In some cases, this isn't reliably possible without sacrificing other system properties, so instead what often happens is people treat this as a nondeterminism (even though it isn't one) and dodge the recovery by instantiating async to Unit and solely using it as a latching mechanism (see: the new Queue implementations, for example). This avoids having to create weird recovery protocols.
But overall, this is something that users can cleanly respond to, unlike the cancelable gap at the end of poll regions, to which they have no response.

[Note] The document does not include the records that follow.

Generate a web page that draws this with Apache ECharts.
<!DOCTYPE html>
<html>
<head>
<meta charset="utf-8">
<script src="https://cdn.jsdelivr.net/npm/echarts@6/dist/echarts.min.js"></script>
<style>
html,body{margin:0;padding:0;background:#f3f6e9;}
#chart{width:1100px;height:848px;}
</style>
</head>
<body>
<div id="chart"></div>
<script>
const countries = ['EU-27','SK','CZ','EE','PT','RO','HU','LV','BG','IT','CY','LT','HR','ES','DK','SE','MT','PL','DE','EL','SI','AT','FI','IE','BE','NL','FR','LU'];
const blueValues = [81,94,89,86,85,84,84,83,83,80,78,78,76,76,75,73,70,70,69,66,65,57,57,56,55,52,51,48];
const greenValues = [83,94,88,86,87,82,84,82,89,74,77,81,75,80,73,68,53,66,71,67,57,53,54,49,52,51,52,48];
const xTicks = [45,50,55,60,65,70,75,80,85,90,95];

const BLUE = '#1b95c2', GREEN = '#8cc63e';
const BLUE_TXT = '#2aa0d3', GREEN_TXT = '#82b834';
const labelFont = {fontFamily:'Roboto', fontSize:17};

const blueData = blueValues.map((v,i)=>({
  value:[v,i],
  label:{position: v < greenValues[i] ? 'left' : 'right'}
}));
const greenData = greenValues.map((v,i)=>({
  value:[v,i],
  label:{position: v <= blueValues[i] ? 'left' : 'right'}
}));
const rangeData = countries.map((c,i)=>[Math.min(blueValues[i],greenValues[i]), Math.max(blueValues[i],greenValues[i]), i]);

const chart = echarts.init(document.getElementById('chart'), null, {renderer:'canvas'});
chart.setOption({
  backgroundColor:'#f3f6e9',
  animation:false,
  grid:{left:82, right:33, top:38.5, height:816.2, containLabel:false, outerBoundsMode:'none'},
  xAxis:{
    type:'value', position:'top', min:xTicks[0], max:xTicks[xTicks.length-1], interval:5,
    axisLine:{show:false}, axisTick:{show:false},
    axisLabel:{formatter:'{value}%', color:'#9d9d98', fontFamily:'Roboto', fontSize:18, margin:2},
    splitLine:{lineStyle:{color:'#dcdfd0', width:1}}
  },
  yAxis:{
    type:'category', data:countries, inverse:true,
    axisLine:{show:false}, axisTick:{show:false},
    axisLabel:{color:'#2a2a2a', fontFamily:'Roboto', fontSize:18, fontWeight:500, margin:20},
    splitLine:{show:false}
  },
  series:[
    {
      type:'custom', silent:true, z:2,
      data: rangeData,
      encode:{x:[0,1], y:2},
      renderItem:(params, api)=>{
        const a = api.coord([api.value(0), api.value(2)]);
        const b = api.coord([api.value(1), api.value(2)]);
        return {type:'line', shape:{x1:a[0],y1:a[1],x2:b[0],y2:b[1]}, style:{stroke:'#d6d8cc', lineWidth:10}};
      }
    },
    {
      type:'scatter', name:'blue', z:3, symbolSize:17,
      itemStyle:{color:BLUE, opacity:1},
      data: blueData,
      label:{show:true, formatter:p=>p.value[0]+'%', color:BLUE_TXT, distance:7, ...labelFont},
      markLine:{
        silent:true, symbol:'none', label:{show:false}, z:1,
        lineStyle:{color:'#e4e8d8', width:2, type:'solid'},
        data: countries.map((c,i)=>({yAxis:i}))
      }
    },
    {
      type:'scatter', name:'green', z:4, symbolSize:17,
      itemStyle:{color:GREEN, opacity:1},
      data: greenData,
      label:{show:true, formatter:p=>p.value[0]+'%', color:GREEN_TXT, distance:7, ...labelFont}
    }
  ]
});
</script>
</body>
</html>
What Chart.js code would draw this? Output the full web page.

whoever called resume definitely knows the value is lost, because their finalizer is getting called
That is a very good point. (It would be "nicer", if the return value could give this information directly, but I'm beginning to think that might not be possible.)
Now the question is: could we build something (useful) with both the Boolean and the finalizer, which we couldn't already build with just the finalizer? (Because if not, then this issue is not really needed.)
So, about never cancelling (observing cancellation?) right inside poll, i.e.,
poll(/* we never cancel HERE */ x)
It is possible. In my draft PR (https://github.com/typelevel/cats-effect/pull/3917), I did it (not in a very elegant way, as it's just an experiment for now). It seems to work. A few things needed fixing (notably in Resource), but nothing too terrible.
Edit: of course, this is yet another violation of the functor laws I think. The existing one is for poll(x /* HERE */), so it's not surprising.